Brown Sugar Cranberry White Chocolate Cake

Ingredients

Cake

  • 1 cup canola oil
  • 1/2 cup plain greek yogurt
  • 3 eggs, at room temp
  • 2 cups brown sugar
  • 1 tbsp vanilla
  • 1 1/2 cups buttermilk
  • 3 3/4 cups gf 1-1 flour
  • 1 tsp baking soda
  • 1 tsp baking powder
  • 1 tsp salt

Cranberry jam

  • 4 cups fresh or frozen cranberries
  • 1/2 cup maple syrup
  • 1/4 cup orange juice + 1 tablespoon orange zest
  • 2 tsp vanilla
  • 1/2 tsp ground ginger
  • 1/2 tsp cinnamon

White chocolate buttercream

  • 3 sticks butter, at room temp
  • 1 1/2 cups powdered sugar
  • 1 cup white chocolate melted and cooled
  • 1 tsp vanilla

Preparation

  1. Preheat oven to 350 degrees F. Grease 2 8 inch cake pans. Line with parchment paper, then butter or spray with cooking spray.

  2. Beat together the canola oil, yogurt, eggs, brown sugar, vanilla, and buttermilk. Add the flour, baking soda, baking powder, and salt.

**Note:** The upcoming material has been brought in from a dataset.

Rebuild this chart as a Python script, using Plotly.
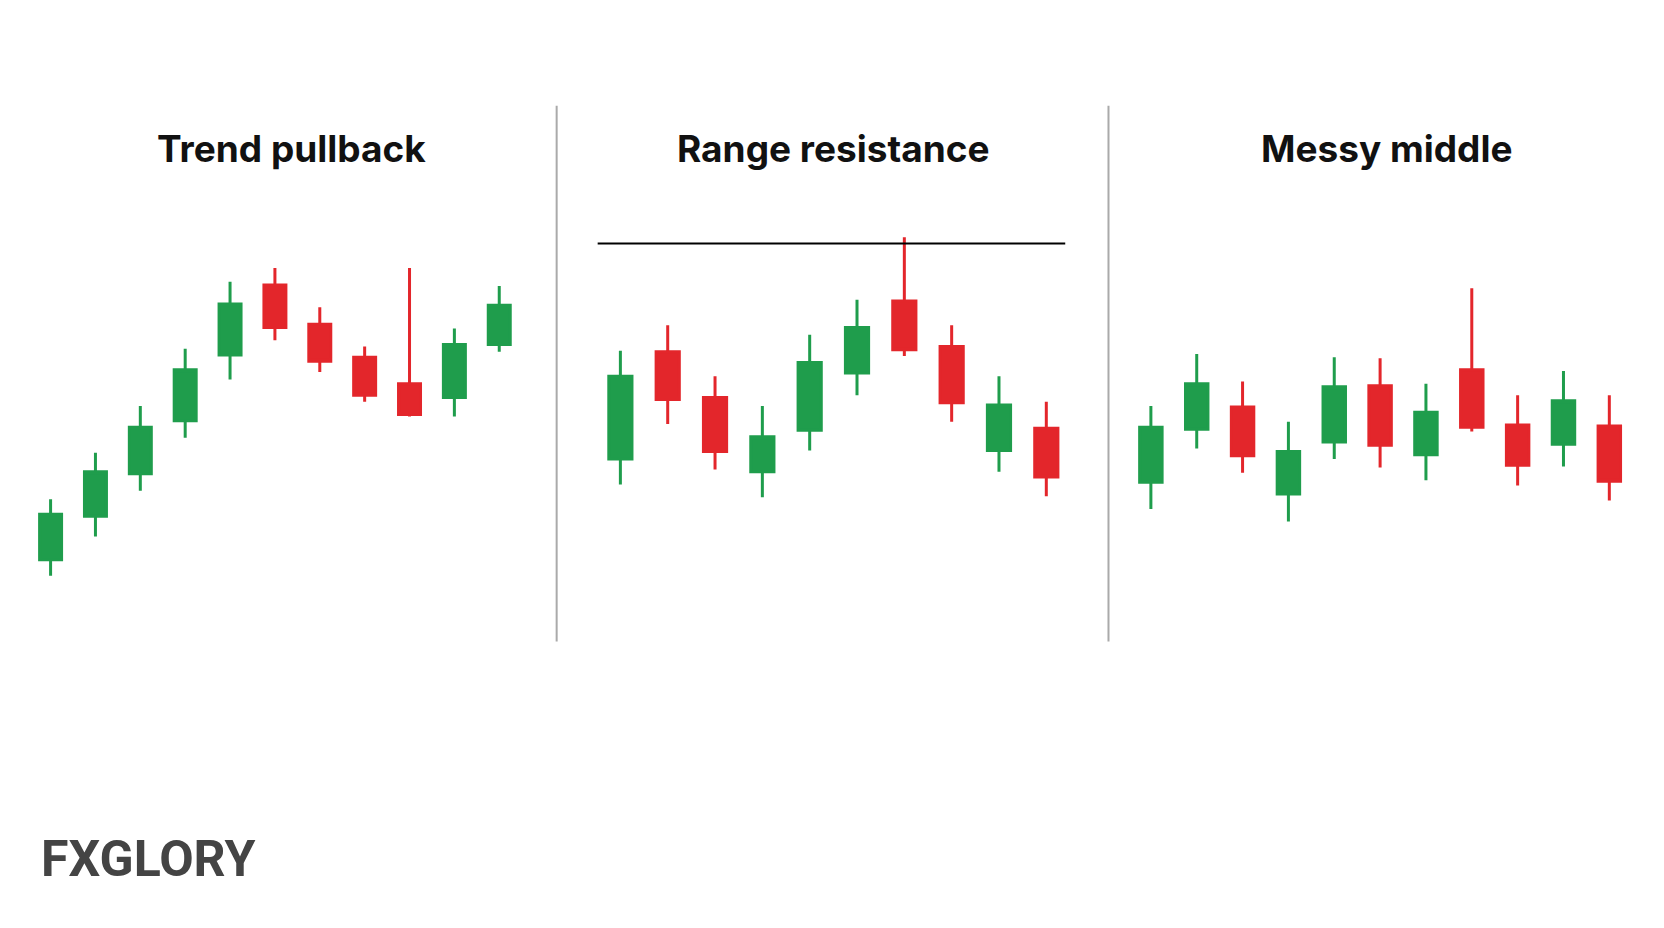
import plotly.graph_objects as go

H = 874.5
# values read as (image height - pixel y)
p1_open  = [H-528, H-487, H-447, H-397, H-335, H-269, H-306, H-337, H-362, H-375, H-325]
p1_close = [H-485, H-445, H-403, H-349, H-287, H-309, H-341, H-373, H-391, H-325, H-288]
p1_high  = [H-471, H-427, H-383, H-329, H-266, H-253, H-290, H-327, H-253, H-310, H-270]
p1_low   = [H-543, H-506, H-463, H-413, H-358, H-321, H-351, H-379, H-393, H-393, H-332]

p2_open  = [H-433, H-332, H-375, H-445, H-406, H-352, H-284, H-327, H-425, H-404]
p2_close = [H-355, H-377, H-426, H-412, H-342, H-309, H-330, H-380, H-382, H-450]
p2_high  = [H-331, H-307, H-355, H-383, H-316, H-283, H-224, H-307, H-355, H-379]
p2_low   = [H-457, H-400, H-443, H-469, H-425, H-373, H-336, H-398, H-445, H-468]
resistance = H-230

p3_open  = [H-455, H-405, H-384, H-466, H-417, H-364, H-429, H-349, H-401, H-419, H-402]
p3_close = [H-403, H-362, H-430, H-426, H-365, H-420, H-389, H-403, H-439, H-378, H-454]
p3_high  = [H-383, H-334, H-360, H-398, H-337, H-338, H-362, H-272, H-373, H-350, H-373]
p3_low   = [H-480, H-423, H-446, H-492, H-433, H-441, H-453, H-407, H-458, H-440, H-472]

titles = ["Trend pullback", "Range resistance", "Messy middle"]

GREEN = "#1f9d4c"; RED = "#e3262b"
fig = go.Figure()
panels = [(p1_open, p1_close, p1_high, p1_low), (p2_open, p2_close, p2_high, p2_low),
          (p3_open, p3_close, p3_high, p3_low)]
for k, (o, c, h, l) in enumerate(panels):
    ax = "" if k == 0 else str(k+1)
    fig.add_trace(go.Candlestick(
        x=list(range(len(o))), open=o, close=c, high=h, low=l,
        increasing=dict(line=dict(color=GREEN, width=3), fillcolor=GREEN),
        decreasing=dict(line=dict(color=RED, width=3), fillcolor=RED),
        whiskerwidth=0, xaxis="x"+ax, yaxis="y"+ax, showlegend=False, hoverinfo="skip"))

fig.add_trace(go.Scatter(x=[-0.48, 9.4], y=[resistance, resistance], mode="lines",
                         line=dict(color="black", width=2), xaxis="x2", yaxis="y2",
                         showlegend=False, hoverinfo="skip"))

W = 1568
DX, DY = 7, 8
def px(x):
    return (x - DX) / W
def py(y):
    return 1 - (y - DY) / H

doms = [[px(15), px(505)], [px(535), px(1030)], [px(1055), px(1560)]]
ranges = [[-0.76, 10.83], [-1.10, 10.0], [-0.67, 11.02]]
lay = dict(width=1664, height=928, plot_bgcolor="white", paper_bgcolor="white",
           margin=dict(l=0, r=0, t=0, b=0))
for k in range(3):
    ax = "" if k == 0 else str(k+1)
    lay["xaxis"+ax] = dict(domain=doms[k], range=ranges[k], visible=False, fixedrange=True,
                          rangeslider=dict(visible=False), anchor="y"+ax)
    lay["yaxis"+ax] = dict(domain=[0, 1], range=[-DY, H-DY], visible=False, anchor="x"+ax)
fig.update_layout(**lay)

shapes = []
for xp in [524, 1044]:
    shapes.append(dict(type="line", xref="paper", yref="paper", x0=px(xp), x1=px(xp),
                       y0=py(100), y1=py(605), line=dict(color="#aaaaaa", width=2)))
fig.update_layout(shapes=shapes)

centers = [274, 785, 1306]
for t, cx in zip(titles, centers):
    fig.add_annotation(text="<b>"+t+"</b>", x=px(cx), y=py(140), xref="paper", yref="paper",
                       xanchor="center", yanchor="middle",
                       showarrow=False, font=dict(family="Inter, Roboto", size=37, color="#111111"))
fig.add_annotation(text="<b>FXGLORY</b>", x=px(36), y=py(810), xref="paper", yref="paper",
                   xanchor="left", yanchor="middle", showarrow=False,
                   font=dict(family="Roboto, Inter", size=50, color="#444444"))
fig.write_html("out.html")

Mix until just combined.

  3. Bake 30-35 minutes, until the tops are just set.

  4. To make the jam: Add the cranberries, maple syrup, and orange juice to a pot set over high heat. Bring the mixture to a boil, use a fork to break down the cranberries a bit. Continue to cook for 10 minutes or until the jam has reduced and thickened. Stir in the vanilla, ginger, and cinnamon. Remove from the heat and let cool.

  5. To make the buttercream: Add the butter and powdered sugar to a bowl. Beat the butter and powdered sugar together until the butter is light and fluffy. Add the melted white chocolate and vanilla and beat until combined.

  6. To assemble cake: layer buttercream and then jam on the layers, frost the rest of the cake and add sugared cranberries if desired.